**Collected material**

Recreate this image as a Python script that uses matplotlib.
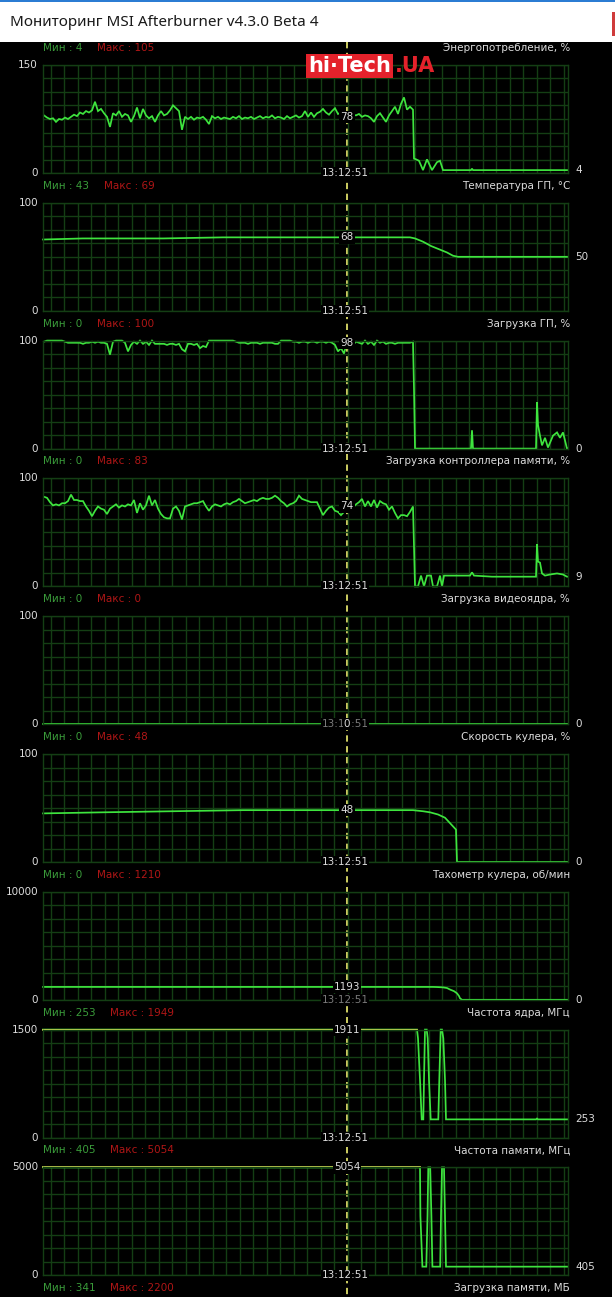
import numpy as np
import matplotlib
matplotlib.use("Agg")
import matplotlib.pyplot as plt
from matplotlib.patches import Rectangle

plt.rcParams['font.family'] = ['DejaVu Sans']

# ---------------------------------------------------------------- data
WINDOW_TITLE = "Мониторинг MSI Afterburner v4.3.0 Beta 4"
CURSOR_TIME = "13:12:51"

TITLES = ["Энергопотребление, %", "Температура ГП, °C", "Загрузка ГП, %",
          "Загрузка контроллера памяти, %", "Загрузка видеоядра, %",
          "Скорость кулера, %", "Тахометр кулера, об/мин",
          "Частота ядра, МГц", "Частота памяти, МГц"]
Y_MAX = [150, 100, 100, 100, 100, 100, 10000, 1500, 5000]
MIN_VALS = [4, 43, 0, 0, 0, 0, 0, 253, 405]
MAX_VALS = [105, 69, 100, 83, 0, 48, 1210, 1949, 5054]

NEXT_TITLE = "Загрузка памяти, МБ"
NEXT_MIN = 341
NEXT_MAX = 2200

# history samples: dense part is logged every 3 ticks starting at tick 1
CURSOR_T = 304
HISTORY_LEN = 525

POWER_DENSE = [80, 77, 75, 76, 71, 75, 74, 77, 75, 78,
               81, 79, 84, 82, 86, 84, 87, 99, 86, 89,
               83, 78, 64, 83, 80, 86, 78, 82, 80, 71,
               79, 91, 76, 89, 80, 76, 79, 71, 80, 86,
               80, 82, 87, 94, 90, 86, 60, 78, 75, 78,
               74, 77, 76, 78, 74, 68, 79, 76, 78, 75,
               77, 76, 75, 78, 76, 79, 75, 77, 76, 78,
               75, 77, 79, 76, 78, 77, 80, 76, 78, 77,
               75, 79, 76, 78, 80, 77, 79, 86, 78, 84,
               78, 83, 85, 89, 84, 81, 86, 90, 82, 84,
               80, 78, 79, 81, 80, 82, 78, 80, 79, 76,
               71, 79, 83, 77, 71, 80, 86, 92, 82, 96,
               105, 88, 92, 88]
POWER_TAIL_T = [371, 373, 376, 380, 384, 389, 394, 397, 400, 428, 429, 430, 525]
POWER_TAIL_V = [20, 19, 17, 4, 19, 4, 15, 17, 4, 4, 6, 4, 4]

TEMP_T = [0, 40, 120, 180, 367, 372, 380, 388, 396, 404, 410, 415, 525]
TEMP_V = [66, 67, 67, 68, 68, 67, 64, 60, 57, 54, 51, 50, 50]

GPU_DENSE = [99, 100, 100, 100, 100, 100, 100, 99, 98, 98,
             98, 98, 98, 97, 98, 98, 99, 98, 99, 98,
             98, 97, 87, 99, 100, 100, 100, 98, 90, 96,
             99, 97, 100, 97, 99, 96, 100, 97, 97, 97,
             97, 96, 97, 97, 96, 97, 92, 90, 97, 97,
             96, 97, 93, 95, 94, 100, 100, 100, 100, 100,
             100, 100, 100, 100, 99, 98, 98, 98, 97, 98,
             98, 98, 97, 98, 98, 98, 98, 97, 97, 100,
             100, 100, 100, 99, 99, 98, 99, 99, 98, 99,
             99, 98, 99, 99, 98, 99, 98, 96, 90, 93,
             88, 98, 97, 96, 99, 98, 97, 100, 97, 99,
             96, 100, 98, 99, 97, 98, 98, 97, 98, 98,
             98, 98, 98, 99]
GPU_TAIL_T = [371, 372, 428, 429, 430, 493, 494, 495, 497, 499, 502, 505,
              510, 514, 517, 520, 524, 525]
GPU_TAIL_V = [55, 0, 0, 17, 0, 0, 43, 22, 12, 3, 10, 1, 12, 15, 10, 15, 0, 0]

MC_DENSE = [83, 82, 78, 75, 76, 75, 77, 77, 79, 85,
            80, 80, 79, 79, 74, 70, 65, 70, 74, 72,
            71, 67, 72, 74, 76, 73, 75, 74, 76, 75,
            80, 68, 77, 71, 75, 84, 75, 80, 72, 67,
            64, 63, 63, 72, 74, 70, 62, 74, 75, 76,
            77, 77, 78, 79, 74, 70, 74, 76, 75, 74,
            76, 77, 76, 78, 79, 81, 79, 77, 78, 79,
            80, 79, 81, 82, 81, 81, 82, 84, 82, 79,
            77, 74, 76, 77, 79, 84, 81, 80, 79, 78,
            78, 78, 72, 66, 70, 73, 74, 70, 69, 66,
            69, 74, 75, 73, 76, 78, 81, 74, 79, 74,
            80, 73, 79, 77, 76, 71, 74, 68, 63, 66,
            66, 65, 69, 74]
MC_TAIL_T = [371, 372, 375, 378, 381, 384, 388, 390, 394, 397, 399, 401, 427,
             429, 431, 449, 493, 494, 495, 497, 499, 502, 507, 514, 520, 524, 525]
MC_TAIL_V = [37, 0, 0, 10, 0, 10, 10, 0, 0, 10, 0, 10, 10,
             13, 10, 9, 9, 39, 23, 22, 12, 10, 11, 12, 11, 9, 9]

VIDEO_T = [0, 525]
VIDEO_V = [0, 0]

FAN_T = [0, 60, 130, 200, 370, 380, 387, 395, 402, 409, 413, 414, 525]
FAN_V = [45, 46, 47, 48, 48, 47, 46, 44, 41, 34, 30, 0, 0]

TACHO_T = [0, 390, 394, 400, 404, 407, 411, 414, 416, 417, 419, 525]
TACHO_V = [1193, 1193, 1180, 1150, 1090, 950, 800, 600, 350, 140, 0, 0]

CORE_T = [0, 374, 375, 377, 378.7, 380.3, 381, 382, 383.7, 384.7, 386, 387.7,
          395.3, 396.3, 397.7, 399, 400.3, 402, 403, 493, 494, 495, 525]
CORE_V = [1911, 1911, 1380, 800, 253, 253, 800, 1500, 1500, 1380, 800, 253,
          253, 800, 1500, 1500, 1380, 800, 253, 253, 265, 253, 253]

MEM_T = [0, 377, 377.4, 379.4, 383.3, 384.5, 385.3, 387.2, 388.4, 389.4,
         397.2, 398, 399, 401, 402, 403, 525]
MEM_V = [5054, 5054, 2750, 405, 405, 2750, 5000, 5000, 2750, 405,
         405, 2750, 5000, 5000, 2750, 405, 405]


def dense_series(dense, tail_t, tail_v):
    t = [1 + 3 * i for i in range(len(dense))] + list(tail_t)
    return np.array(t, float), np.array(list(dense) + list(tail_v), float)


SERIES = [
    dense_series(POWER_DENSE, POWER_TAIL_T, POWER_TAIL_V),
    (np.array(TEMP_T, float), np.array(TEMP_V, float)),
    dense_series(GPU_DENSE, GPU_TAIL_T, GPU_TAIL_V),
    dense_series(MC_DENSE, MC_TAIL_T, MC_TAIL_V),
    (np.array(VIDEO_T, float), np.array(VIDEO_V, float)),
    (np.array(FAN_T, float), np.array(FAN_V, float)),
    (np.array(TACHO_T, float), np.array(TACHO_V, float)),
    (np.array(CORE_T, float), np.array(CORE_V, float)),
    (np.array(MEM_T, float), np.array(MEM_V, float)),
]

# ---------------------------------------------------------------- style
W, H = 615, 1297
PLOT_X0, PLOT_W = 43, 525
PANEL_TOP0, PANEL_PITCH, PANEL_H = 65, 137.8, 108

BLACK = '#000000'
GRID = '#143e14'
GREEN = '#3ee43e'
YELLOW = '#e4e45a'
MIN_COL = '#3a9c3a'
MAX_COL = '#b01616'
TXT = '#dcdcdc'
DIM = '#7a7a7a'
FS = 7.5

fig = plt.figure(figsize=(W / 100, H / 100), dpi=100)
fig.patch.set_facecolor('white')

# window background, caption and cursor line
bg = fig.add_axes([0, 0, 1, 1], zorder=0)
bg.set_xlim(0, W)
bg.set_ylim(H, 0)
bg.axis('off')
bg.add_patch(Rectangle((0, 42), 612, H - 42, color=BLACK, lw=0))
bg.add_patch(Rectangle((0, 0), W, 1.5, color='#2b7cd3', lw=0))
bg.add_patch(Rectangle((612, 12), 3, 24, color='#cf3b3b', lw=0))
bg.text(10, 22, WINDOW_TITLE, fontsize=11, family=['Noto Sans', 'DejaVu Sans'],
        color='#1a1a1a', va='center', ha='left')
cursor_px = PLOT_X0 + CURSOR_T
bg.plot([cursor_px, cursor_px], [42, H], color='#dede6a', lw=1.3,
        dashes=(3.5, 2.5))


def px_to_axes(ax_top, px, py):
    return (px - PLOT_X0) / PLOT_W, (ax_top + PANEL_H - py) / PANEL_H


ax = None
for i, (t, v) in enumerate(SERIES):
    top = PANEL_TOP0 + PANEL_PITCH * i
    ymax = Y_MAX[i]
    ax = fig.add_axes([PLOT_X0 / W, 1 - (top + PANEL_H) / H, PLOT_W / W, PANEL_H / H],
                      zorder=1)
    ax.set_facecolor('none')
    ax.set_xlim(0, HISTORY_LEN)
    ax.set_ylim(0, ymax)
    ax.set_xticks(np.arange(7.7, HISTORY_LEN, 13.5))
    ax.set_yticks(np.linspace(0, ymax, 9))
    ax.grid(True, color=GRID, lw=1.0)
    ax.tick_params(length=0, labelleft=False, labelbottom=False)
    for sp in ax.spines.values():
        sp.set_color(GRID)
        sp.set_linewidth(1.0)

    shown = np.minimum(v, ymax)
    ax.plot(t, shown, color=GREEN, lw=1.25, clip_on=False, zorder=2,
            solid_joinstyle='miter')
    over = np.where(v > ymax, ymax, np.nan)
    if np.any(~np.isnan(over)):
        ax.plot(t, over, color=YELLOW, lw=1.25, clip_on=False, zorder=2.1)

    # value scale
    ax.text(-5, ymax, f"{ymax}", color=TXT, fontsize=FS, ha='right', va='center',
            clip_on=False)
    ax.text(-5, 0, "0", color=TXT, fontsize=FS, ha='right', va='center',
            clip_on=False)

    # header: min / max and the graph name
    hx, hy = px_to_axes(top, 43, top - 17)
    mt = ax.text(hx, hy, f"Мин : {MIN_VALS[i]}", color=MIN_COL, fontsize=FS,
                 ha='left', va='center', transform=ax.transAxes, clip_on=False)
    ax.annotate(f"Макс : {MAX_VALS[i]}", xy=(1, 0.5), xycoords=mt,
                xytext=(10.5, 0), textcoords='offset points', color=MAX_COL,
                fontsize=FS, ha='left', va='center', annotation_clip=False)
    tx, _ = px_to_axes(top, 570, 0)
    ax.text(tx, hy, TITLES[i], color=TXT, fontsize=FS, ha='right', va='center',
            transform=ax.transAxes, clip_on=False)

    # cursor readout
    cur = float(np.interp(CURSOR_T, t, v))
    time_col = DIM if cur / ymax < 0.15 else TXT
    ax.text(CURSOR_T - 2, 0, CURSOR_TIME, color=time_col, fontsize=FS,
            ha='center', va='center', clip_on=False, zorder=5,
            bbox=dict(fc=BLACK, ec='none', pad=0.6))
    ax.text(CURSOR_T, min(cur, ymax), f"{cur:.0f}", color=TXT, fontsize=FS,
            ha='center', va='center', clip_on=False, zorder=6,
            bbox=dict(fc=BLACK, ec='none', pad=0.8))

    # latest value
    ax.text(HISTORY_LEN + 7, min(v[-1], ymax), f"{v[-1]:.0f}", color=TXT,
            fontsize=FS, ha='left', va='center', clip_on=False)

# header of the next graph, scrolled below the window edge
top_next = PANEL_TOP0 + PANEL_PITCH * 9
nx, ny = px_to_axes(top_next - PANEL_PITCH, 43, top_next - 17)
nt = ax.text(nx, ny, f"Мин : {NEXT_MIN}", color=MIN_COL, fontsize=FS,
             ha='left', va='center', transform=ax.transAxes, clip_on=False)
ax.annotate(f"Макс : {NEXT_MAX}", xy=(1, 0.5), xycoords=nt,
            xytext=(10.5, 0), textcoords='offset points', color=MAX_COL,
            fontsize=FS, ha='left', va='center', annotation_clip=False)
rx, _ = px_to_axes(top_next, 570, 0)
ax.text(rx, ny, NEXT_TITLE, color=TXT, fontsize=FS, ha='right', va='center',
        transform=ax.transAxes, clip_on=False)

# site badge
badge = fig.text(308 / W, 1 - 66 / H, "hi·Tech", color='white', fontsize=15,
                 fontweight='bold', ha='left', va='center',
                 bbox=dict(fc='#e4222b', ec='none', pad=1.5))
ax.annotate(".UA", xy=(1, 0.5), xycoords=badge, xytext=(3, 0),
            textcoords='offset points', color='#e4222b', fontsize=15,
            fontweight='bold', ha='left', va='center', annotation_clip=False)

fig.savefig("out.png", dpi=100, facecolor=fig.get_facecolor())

**Requirements**
Restate exactly, please, only the lines between the start of the data and the line containing "plt.rcParams['font.family'] = ['DejaVu Sans']", both ends included, skipping the pictures.

**Solution for this problem**
Recreate this image as a Python script that uses matplotlib.
import numpy as np
import matplotlib
matplotlib.use("Agg")
import matplotlib.pyplot as plt
from matplotlib.patches import Rectangle

plt.rcParams['font.family'] = ['DejaVu Sans']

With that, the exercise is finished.